Copy each line below exactly and leave the pictures out.

(begin)

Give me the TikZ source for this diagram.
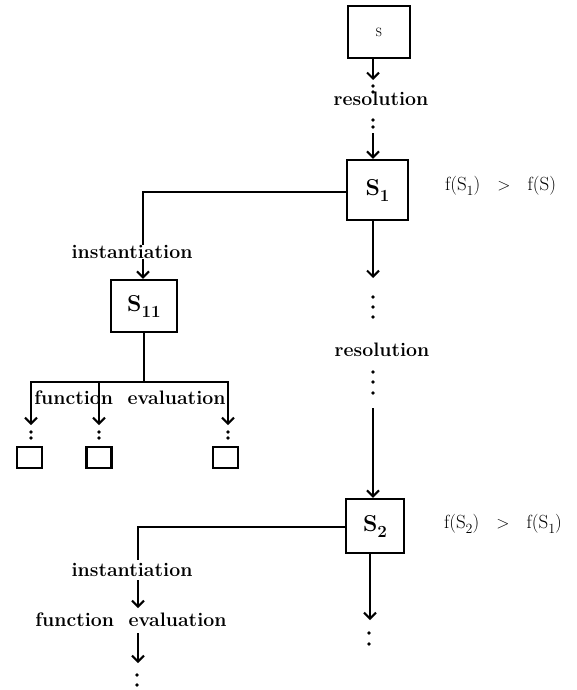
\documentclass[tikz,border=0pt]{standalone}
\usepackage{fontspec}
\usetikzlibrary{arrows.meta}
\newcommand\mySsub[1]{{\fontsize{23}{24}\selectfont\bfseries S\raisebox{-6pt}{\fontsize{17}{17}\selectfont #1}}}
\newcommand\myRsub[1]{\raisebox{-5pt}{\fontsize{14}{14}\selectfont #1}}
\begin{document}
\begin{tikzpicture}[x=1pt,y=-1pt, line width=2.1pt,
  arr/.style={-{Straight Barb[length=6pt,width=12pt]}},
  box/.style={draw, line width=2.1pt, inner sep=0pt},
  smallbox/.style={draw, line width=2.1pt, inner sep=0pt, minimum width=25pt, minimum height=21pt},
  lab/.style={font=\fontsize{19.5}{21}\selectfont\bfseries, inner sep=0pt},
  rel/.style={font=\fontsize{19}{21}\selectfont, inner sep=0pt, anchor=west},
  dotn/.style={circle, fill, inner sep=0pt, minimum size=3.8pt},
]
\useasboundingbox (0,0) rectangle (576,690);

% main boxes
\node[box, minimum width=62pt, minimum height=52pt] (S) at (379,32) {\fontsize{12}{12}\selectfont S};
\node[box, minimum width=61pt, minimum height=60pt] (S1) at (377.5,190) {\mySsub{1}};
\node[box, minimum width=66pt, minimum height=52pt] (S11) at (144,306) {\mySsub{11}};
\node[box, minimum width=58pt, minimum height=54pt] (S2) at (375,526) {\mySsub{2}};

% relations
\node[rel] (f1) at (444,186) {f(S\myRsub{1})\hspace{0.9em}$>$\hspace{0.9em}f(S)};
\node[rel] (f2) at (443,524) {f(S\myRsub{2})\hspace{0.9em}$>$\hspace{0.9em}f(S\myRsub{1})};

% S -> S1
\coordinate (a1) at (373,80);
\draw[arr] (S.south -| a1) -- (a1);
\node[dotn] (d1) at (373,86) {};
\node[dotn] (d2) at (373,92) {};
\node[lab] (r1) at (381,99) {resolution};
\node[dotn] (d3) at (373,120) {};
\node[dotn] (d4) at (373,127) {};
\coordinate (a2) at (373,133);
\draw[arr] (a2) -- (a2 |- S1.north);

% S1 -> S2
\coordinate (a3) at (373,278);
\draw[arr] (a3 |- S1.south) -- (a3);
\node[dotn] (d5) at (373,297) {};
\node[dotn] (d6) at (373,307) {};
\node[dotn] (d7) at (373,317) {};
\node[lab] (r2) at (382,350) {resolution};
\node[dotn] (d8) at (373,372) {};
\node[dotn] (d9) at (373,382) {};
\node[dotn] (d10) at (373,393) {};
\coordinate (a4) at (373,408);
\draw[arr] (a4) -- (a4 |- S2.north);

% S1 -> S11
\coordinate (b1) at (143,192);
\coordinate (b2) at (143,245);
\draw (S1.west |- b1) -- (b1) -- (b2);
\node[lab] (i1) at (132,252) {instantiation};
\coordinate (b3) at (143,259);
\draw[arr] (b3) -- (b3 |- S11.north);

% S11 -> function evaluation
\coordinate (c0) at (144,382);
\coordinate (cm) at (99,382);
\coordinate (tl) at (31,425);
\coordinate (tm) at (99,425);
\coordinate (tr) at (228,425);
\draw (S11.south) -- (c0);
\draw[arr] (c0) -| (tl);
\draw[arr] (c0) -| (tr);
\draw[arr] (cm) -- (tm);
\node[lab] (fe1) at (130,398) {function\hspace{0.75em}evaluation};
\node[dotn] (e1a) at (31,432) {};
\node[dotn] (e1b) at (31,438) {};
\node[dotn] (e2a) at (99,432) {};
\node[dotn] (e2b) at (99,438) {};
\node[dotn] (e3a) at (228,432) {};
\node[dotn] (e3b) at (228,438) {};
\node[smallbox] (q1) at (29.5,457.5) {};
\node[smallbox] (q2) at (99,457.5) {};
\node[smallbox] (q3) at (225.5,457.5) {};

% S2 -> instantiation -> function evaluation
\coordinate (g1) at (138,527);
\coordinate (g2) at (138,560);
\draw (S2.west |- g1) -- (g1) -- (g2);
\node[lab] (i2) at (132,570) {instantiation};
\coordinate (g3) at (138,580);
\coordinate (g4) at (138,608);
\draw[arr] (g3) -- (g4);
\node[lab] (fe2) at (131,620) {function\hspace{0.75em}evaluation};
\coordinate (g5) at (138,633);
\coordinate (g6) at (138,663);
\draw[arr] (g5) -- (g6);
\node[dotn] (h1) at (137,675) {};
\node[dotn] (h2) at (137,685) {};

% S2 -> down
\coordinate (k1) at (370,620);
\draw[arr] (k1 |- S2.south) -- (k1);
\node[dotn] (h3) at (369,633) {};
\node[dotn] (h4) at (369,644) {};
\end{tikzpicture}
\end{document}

(end)

## Written solution
Give me the TikZ source for this diagram.
\documentclass[tikz,border=0pt]{standalone}
\usepackage{fontspec}
\usetikzlibrary{arrows.meta}
\newcommand\mySsub[1]{{\fontsize{23}{24}\selectfont\bfseries S\raisebox{-6pt}{\fontsize{17}{17}\selectfont #1}}}
\newcommand\myRsub[1]{\raisebox{-5pt}{\fontsize{14}{14}\selectfont #1}}
\begin{document}
\begin{tikzpicture}[x=1pt,y=-1pt, line width=2.1pt,
  arr/.style={-{Straight Barb[length=6pt,width=12pt]}},
  box/.style={draw, line width=2.1pt, inner sep=0pt},
  smallbox/.style={draw, line width=2.1pt, inner sep=0pt, minimum width=25pt, minimum height=21pt},
  lab/.style={font=\fontsize{19.5}{21}\selectfont\bfseries, inner sep=0pt},
  rel/.style={font=\fontsize{19}{21}\selectfont, inner sep=0pt, anchor=west},
  dotn/.style={circle, fill, inner sep=0pt, minimum size=3.8pt},
]
\useasboundingbox (0,0) rectangle (576,690);

% main boxes
\node[box, minimum width=62pt, minimum height=52pt] (S) at (379,32) {\fontsize{12}{12}\selectfont S};
\node[box, minimum width=61pt, minimum height=60pt] (S1) at (377.5,190) {\mySsub{1}};
\node[box, minimum width=66pt, minimum height=52pt] (S11) at (144,306) {\mySsub{11}};
\node[box, minimum width=58pt, minimum height=54pt] (S2) at (375,526) {\mySsub{2}};

% relations
\node[rel] (f1) at (444,186) {f(S\myRsub{1})\hspace{0.9em}$>$\hspace{0.9em}f(S)};
\node[rel] (f2) at (443,524) {f(S\myRsub{2})\hspace{0.9em}$>$\hspace{0.9em}f(S\myRsub{1})};

% S -> S1
\coordinate (a1) at (373,80);
\draw[arr] (S.south -| a1) -- (a1);
\node[dotn] (d1) at (373,86) {};
\node[dotn] (d2) at (373,92) {};
\node[lab] (r1) at (381,99) {resolution};
\node[dotn] (d3) at (373,120) {};
\node[dotn] (d4) at (373,127) {};
\coordinate (a2) at (373,133);
\draw[arr] (a2) -- (a2 |- S1.north);

% S1 -> S2
\coordinate (a3) at (373,278);
\draw[arr] (a3 |- S1.south) -- (a3);
\node[dotn] (d5) at (373,297) {};
\node[dotn] (d6) at (373,307) {};
\node[dotn] (d7) at (373,317) {};
\node[lab] (r2) at (382,350) {resolution};
\node[dotn] (d8) at (373,372) {};
\node[dotn] (d9) at (373,382) {};
\node[dotn] (d10) at (373,393) {};
\coordinate (a4) at (373,408);
\draw[arr] (a4) -- (a4 |- S2.north);

% S1 -> S11
\coordinate (b1) at (143,192);
\coordinate (b2) at (143,245);
\draw (S1.west |- b1) -- (b1) -- (b2);
\node[lab] (i1) at (132,252) {instantiation};
\coordinate (b3) at (143,259);
\draw[arr] (b3) -- (b3 |- S11.north);

% S11 -> function evaluation
\coordinate (c0) at (144,382);
\coordinate (cm) at (99,382);
\coordinate (tl) at (31,425);
\coordinate (tm) at (99,425);
\coordinate (tr) at (228,425);
\draw (S11.south) -- (c0);
\draw[arr] (c0) -| (tl);
\draw[arr] (c0) -| (tr);
\draw[arr] (cm) -- (tm);
\node[lab] (fe1) at (130,398) {function\hspace{0.75em}evaluation};
\node[dotn] (e1a) at (31,432) {};
\node[dotn] (e1b) at (31,438) {};
\node[dotn] (e2a) at (99,432) {};
\node[dotn] (e2b) at (99,438) {};
\node[dotn] (e3a) at (228,432) {};
\node[dotn] (e3b) at (228,438) {};
\node[smallbox] (q1) at (29.5,457.5) {};
\node[smallbox] (q2) at (99,457.5) {};
\node[smallbox] (q3) at (225.5,457.5) {};

% S2 -> instantiation -> function evaluation
\coordinate (g1) at (138,527);
\coordinate (g2) at (138,560);
\draw (S2.west |- g1) -- (g1) -- (g2);
\node[lab] (i2) at (132,570) {instantiation};
\coordinate (g3) at (138,580);
\coordinate (g4) at (138,608);
\draw[arr] (g3) -- (g4);
\node[lab] (fe2) at (131,620) {function\hspace{0.75em}evaluation};
\coordinate (g5) at (138,633);
\coordinate (g6) at (138,663);
\draw[arr] (g5) -- (g6);
\node[dotn] (h1) at (137,675) {};
\node[dotn] (h2) at (137,685) {};

% S2 -> down
\coordinate (k1) at (370,620);
\draw[arr] (k1 |- S2.south) -- (k1);
\node[dotn] (h3) at (369,633) {};
\node[dotn] (h4) at (369,644) {};
\end{tikzpicture}
\end{document}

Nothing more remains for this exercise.